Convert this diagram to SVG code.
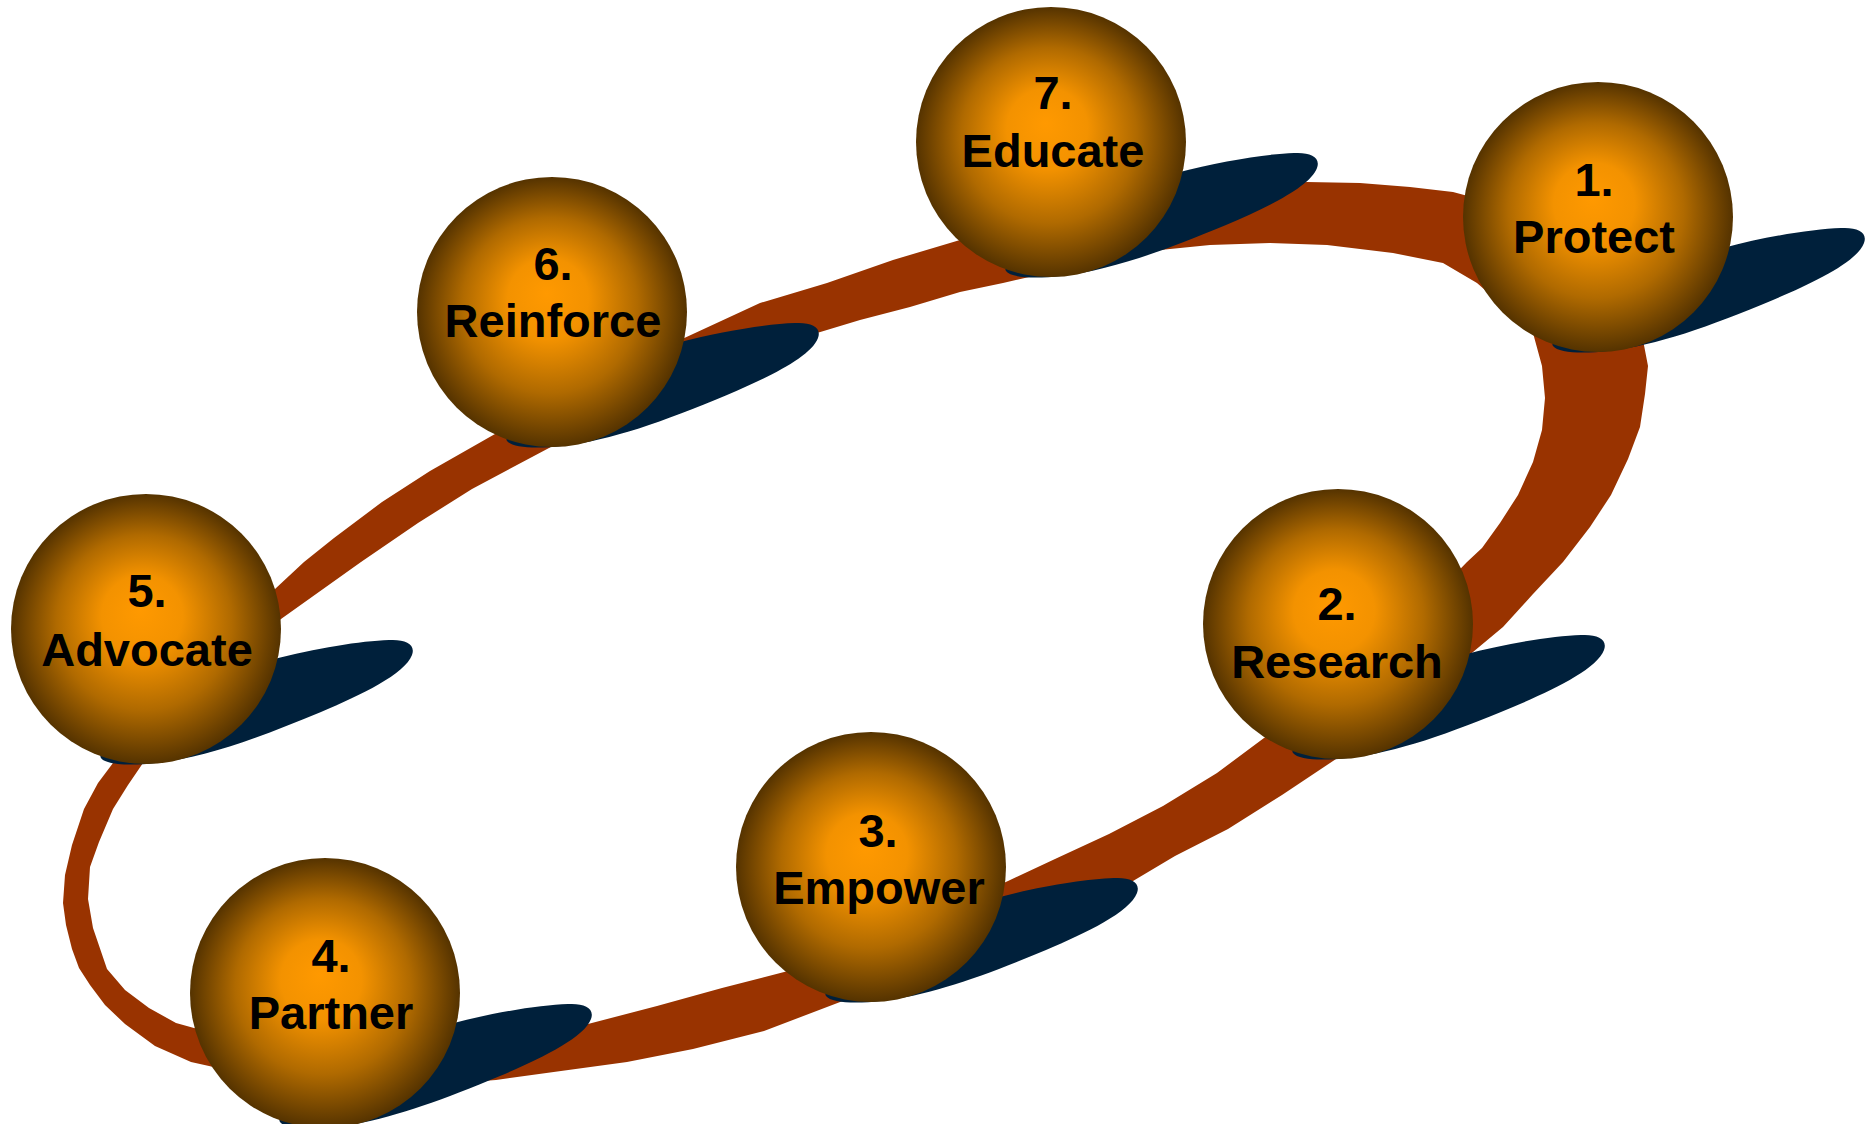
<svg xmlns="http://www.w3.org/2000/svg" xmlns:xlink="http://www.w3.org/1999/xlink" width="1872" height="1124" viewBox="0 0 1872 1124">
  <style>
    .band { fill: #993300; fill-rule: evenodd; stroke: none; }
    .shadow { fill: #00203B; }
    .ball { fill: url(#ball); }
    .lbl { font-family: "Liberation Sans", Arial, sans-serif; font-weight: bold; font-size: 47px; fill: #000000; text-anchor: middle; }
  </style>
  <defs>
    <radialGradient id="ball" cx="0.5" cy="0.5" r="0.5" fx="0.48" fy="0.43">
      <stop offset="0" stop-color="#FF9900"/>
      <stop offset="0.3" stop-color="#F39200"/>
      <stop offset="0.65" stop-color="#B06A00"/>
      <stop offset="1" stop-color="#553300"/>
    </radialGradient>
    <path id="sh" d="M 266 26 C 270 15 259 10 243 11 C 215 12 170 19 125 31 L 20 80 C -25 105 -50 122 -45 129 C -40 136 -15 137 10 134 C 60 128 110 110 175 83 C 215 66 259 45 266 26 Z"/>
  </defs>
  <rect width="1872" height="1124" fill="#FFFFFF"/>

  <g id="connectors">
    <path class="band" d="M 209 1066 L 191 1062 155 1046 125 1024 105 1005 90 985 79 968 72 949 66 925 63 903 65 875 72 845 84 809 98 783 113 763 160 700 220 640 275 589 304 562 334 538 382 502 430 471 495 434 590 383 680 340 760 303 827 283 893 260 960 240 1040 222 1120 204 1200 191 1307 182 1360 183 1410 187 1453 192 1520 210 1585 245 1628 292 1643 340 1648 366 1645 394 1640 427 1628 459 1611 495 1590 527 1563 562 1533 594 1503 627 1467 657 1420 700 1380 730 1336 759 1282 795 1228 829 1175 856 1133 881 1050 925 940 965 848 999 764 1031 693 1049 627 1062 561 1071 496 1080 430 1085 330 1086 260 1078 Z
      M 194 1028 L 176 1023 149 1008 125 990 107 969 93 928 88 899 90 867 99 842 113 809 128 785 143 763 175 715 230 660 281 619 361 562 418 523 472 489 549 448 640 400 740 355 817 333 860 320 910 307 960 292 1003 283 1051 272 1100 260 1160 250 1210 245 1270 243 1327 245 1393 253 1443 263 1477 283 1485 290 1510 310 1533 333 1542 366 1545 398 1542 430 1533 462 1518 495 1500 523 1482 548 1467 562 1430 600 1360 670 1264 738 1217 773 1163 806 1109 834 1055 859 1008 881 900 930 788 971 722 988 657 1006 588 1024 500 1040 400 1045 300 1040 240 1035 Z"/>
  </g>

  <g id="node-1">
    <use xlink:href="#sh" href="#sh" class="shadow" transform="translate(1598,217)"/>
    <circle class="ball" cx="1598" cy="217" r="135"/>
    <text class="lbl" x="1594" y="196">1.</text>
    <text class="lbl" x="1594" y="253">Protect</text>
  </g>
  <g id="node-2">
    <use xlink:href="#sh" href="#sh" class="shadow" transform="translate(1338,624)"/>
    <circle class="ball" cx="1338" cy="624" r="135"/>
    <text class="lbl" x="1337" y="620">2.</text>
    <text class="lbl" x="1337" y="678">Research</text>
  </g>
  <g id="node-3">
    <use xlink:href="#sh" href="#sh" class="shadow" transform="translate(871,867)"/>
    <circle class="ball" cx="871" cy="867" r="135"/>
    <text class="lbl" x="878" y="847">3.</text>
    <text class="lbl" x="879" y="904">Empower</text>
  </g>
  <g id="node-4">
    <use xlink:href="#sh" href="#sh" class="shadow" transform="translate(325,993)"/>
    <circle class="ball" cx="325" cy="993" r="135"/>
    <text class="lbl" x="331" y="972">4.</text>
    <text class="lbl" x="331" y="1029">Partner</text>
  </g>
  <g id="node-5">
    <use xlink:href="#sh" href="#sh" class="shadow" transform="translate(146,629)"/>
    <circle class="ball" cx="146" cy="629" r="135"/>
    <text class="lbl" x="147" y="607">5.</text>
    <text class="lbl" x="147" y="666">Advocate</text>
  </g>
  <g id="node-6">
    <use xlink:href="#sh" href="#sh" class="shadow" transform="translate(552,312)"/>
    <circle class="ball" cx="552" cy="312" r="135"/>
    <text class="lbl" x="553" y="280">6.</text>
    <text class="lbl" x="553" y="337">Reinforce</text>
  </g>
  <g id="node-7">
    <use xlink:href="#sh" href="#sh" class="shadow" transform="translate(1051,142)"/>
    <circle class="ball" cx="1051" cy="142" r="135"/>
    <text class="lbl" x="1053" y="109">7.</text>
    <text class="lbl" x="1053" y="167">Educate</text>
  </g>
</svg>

---

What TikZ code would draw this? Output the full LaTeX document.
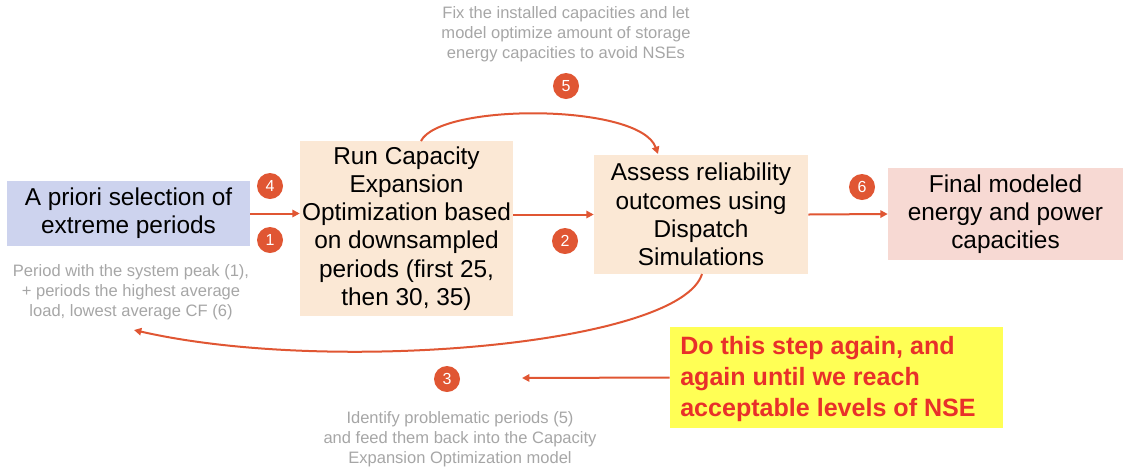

## Goal
Every line of the listing that holds "this" should be found and copied.

## Final answer
Convert this diagram to SVG code.
What TikZ code would draw this? Output the full LaTeX document.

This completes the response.